◆ WORK REQUIRED:
Repeat exactly, and only, the lines below starting at the line that contains "What matplotlib code" and ending at the line that contains "ax.barh(y - h", inclusive of both.

★ ★ ★ ★ ★ ★ ★

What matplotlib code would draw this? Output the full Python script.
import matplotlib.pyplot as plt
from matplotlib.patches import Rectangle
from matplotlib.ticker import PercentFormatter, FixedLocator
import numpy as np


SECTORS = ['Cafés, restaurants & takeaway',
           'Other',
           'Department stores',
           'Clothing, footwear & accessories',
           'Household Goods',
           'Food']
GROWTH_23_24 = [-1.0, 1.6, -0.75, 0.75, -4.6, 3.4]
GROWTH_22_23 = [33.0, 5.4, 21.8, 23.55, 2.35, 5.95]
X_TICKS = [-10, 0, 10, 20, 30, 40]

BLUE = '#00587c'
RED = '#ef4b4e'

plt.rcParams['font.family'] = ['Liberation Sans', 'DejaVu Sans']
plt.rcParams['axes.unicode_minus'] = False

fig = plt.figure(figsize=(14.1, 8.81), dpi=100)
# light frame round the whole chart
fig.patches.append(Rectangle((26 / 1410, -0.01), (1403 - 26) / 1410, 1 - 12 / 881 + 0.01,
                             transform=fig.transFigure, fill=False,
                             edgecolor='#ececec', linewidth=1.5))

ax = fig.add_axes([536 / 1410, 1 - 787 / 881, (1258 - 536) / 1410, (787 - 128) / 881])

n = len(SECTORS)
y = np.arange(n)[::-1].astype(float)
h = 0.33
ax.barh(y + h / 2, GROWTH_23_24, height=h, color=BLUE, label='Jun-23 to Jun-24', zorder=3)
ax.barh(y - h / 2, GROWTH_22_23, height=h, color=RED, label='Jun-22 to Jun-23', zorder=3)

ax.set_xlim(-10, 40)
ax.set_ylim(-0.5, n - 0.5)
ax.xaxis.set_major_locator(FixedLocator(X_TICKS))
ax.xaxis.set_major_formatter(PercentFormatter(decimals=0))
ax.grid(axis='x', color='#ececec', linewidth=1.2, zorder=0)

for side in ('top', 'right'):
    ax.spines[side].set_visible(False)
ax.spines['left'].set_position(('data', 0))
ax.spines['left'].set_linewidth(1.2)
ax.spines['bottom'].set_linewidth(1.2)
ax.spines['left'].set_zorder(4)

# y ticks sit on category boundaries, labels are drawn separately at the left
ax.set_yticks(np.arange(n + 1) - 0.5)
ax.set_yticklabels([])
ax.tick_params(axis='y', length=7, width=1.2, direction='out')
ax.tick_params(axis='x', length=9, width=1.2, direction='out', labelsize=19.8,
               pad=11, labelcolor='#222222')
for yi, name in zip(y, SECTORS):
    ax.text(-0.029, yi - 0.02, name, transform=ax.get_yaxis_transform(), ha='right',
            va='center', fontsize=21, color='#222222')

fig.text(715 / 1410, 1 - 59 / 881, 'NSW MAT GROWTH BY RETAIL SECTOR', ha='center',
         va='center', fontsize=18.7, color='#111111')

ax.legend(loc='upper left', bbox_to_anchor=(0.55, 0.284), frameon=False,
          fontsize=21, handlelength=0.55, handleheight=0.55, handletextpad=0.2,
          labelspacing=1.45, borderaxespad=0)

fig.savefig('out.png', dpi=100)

★ ★ ★ ★ ★ ★ ★

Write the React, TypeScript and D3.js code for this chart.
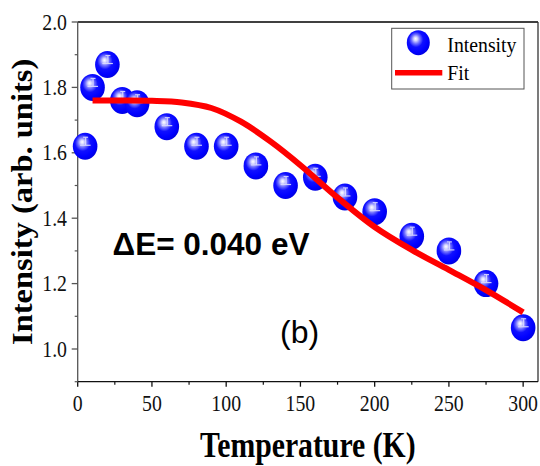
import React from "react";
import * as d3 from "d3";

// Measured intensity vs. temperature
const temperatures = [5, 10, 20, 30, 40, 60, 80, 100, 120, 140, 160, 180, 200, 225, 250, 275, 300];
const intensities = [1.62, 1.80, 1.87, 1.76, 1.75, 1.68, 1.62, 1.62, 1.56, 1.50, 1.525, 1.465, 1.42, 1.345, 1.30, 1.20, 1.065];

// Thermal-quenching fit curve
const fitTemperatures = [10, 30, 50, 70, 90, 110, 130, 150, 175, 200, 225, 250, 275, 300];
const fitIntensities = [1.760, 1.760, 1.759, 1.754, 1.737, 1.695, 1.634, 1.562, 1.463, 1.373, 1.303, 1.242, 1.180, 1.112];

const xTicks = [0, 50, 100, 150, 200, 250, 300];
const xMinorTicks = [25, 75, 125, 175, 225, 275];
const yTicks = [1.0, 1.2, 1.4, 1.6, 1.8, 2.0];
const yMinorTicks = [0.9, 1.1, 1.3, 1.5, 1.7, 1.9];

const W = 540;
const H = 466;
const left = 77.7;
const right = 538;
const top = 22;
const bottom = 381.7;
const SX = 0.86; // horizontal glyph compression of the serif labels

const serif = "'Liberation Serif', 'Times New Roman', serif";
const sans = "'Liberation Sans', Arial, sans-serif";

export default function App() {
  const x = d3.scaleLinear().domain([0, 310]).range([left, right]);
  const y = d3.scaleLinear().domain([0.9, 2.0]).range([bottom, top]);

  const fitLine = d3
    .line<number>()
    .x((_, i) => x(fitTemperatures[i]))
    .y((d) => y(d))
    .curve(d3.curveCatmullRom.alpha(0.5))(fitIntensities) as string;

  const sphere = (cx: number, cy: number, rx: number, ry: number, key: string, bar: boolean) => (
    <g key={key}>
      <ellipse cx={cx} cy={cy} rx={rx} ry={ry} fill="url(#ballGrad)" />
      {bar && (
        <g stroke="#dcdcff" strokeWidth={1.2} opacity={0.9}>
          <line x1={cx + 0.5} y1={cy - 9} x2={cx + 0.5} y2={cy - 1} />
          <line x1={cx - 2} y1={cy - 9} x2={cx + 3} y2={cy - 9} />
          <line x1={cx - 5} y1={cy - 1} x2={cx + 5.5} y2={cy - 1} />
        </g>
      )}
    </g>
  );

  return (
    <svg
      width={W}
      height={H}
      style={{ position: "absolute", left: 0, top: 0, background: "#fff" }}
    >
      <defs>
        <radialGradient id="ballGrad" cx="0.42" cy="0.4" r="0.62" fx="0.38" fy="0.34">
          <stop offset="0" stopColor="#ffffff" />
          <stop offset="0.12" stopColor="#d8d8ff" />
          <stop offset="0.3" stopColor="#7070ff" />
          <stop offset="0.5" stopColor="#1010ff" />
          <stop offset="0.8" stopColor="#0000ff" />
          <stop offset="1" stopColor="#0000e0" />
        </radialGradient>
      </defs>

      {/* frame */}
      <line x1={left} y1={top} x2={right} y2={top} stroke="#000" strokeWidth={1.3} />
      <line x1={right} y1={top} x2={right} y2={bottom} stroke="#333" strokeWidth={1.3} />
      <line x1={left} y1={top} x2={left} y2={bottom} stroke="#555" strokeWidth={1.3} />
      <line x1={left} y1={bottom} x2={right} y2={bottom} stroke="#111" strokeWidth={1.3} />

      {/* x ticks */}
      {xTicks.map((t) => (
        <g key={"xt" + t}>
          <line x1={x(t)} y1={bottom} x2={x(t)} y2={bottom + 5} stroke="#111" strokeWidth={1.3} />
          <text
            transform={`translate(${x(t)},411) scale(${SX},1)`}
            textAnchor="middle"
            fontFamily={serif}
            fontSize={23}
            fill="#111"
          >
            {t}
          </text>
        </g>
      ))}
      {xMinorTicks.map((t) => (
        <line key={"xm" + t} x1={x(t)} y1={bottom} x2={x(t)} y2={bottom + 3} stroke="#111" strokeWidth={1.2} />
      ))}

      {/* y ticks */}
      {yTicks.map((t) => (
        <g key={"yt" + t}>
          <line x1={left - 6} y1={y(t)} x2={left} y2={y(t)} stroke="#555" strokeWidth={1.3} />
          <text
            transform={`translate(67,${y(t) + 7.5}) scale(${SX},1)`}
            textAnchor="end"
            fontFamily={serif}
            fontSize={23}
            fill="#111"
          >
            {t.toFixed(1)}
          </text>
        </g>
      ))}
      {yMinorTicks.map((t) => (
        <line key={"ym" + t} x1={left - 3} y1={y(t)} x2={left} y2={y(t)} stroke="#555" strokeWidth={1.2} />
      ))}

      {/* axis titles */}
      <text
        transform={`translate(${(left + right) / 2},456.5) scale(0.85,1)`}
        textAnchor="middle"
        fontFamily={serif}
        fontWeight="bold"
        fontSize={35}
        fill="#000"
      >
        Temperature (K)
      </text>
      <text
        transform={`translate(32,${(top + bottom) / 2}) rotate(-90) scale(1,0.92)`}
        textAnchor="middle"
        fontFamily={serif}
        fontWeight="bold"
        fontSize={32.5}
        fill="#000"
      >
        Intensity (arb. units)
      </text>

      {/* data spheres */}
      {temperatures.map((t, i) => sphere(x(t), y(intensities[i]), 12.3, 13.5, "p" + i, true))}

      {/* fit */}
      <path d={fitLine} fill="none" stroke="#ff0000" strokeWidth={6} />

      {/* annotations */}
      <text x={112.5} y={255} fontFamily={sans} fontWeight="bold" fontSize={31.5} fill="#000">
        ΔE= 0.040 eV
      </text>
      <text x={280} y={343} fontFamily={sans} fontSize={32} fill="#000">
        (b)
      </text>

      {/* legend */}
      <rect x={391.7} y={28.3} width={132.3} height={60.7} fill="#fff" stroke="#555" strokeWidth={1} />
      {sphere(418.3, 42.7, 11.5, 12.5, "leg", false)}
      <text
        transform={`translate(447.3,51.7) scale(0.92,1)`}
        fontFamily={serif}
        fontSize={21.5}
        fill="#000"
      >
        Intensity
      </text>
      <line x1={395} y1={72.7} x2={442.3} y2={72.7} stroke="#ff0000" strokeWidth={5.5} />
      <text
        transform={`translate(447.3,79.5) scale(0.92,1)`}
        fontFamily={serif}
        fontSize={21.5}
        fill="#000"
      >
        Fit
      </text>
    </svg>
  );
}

★ ★ ★ ★ ★ ★ ★

◆ CORRECT RESULT:
What matplotlib code would draw this? Output the full Python script.
import matplotlib.pyplot as plt
from matplotlib.patches import Rectangle
from matplotlib.ticker import PercentFormatter, FixedLocator
import numpy as np


SECTORS = ['Cafés, restaurants & takeaway',
           'Other',
           'Department stores',
           'Clothing, footwear & accessories',
           'Household Goods',
           'Food']
GROWTH_23_24 = [-1.0, 1.6, -0.75, 0.75, -4.6, 3.4]
GROWTH_22_23 = [33.0, 5.4, 21.8, 23.55, 2.35, 5.95]
X_TICKS = [-10, 0, 10, 20, 30, 40]

BLUE = '#00587c'
RED = '#ef4b4e'

plt.rcParams['font.family'] = ['Liberation Sans', 'DejaVu Sans']
plt.rcParams['axes.unicode_minus'] = False

fig = plt.figure(figsize=(14.1, 8.81), dpi=100)
# light frame round the whole chart
fig.patches.append(Rectangle((26 / 1410, -0.01), (1403 - 26) / 1410, 1 - 12 / 881 + 0.01,
                             transform=fig.transFigure, fill=False,
                             edgecolor='#ececec', linewidth=1.5))

ax = fig.add_axes([536 / 1410, 1 - 787 / 881, (1258 - 536) / 1410, (787 - 128) / 881])

n = len(SECTORS)
y = np.arange(n)[::-1].astype(float)
h = 0.33
ax.barh(y + h / 2, GROWTH_23_24, height=h, color=BLUE, label='Jun-23 to Jun-24', zorder=3)
ax.barh(y - h / 2, GROWTH_22_23, height=h, color=RED, label='Jun-22 to Jun-23', zorder=3)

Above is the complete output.